Die Geburtswehen der neuen Regierungskoalition in Israel dauerten lange, doch nun ist der Koalitionsvertrag unter Dach und Fach. Der alte und neue Regierungschef Benjamin Netanjahu konnte am Samstagabend Staatspräsident Schimon Peres verkünden: »Ich habe die Mission erfüllt«. Die beteiligten Parteien – Likud, Israel Beiteinu, Jüdisches Haus und Zukunftspartei – haben sich über eine neue Koalitionsregierung geeinigt.
ultraorthodoxe Erstmals werden in der künftigen Regierung keine ultraorthodoxen Parteien vertreten sein. Für die Siedlungspolitik hat das keine Bedeutung, denn ausgerechnet die Ultraorthodoxen standen bei diesem Thema eher »links« und haben in der Vergangenheit für den Rückzug aus Sinai und dem Gazastreifen mitsamt einer Aufgabe von Siedlungen gestimmt.
Deren Fehlen am Kabinettstisch wird vor allem soziale und finanzielle Folgen haben, sobald sie keine Möglichkeit mehr haben, viel Geld in ihr separates Erziehungssystem zu lotsen. Zudem drohen dem orthodoxen Bevölkerungssektor schmerzhafte Kürzungen, sollten Netanjahus Koalitionspartner ihre Wahlversprechen zu »sozialer Gerechtigkeit« und »gleiche Pflichten für alle« durchsetzen, also auch Militärdienst für die bisher freigestellten Ultra-Frommen.
Kurs Die künftige Regierungsmannschaft wird ziemlich bunt gewürfelt sein, sodass sich nur schwer ein klarer Kurs ablesen lässt. Die verbreiteten Klischees vom »Hardliner« oder »extrem-nationalistisch« helfen da nicht weiter, wenn zum Beispiel der als »rechts« eingestufte Naftali Bennett das Religionsministerium und das unpolitische Handels- und Industrieministerium übernimmt. Die von vielen als gemäßigt dargestellte künftige Justizministerin Zipi Livni wurde zwar mit den Friedensverhandlungen betraut. Doch da sie nur ein kleiner Koalitionspartner ist, wird sie keine eigenen Wege gehen können.
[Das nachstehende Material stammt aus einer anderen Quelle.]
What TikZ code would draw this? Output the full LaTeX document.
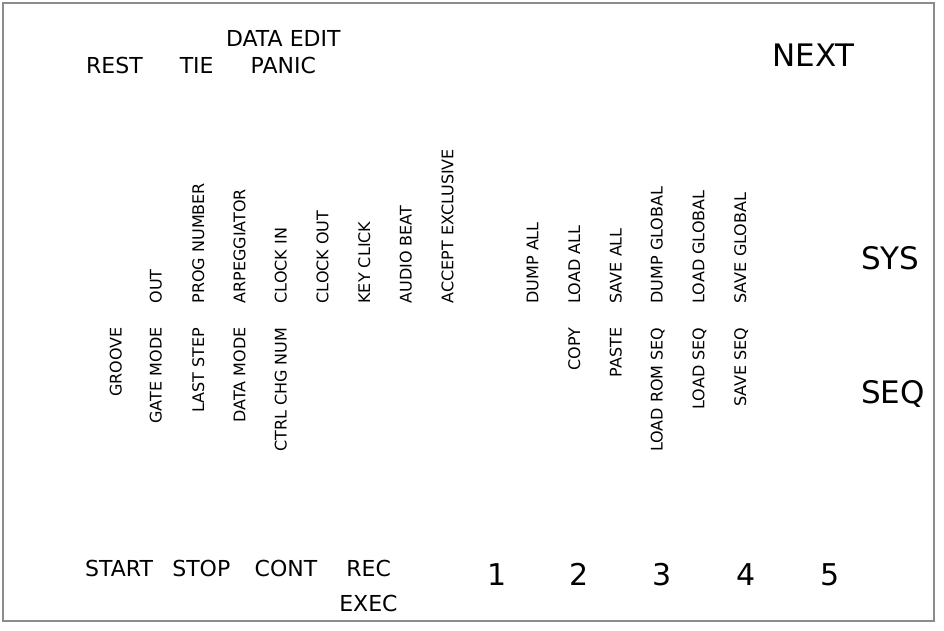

Ein klassischer rechtsgerichteter Hardliner wäre Uzi Landau. Doch der soll Tourismusminister werden und dürfte nur geringen Einfluss auf die große Politik haben, darunter Herausforderungen wie Irans Atomprogramm, das zerfallende Syrien, die Palästinenser oder Ägypten. Der künftige Verteidigungsminister wird Moshe Yaalon. Sein ehemaliger Amtsvorgänger, Amir Peretz, wird als künftiger Umweltminister nicht viel mitreden können.
Posten Das Außenamt wird vorläufig der Ministerpräsident betreuen. Denn dieses Amt soll für Avigdor Lieberman reseviert werden, bis der seinen Korruptionsprozess mit einem Freispruch überwunden hat. Sollte das Gericht Lieberman schuldig sprechen, müsste dieser Posten neu verhandelt werden.
Der wichtigste und mächtigste Posten neben dem Ministerpräsidenten fiel an Yair Lapid, dessen Zukunfts-Partei ohne klares Konzept bei den Wahlen fast so gut abgeschlossen hat wie das Bündnis von Netanjahu und Lieberman. Doch Lapid ist ein Neuling in der Politik und deshalb ein unbeschriebenes Blatt. Gleichwohl wird er künftig mitentscheiden, wohin die knappen Gelder fließen.
Mehr Sicherheit bedeutet weniger Geld für Soziales. Mehr Straßen oder Wohnungen in Israel wie in den besetzten Gebieten bedeuten weniger Gesundheit und Wissenschaftsförderung. Offen ist, wo Lapid die Schwergewichte setzen will. Davon wird aber ganz entscheidend auch die Zukunft Israels abhängen. Denn Israels Probleme lassen sich nicht nur auf Siedlungen oder »Palästina« reduzieren. Ohne funktionierende Wirtschaft lässt sich auch kein Frieden schaffen.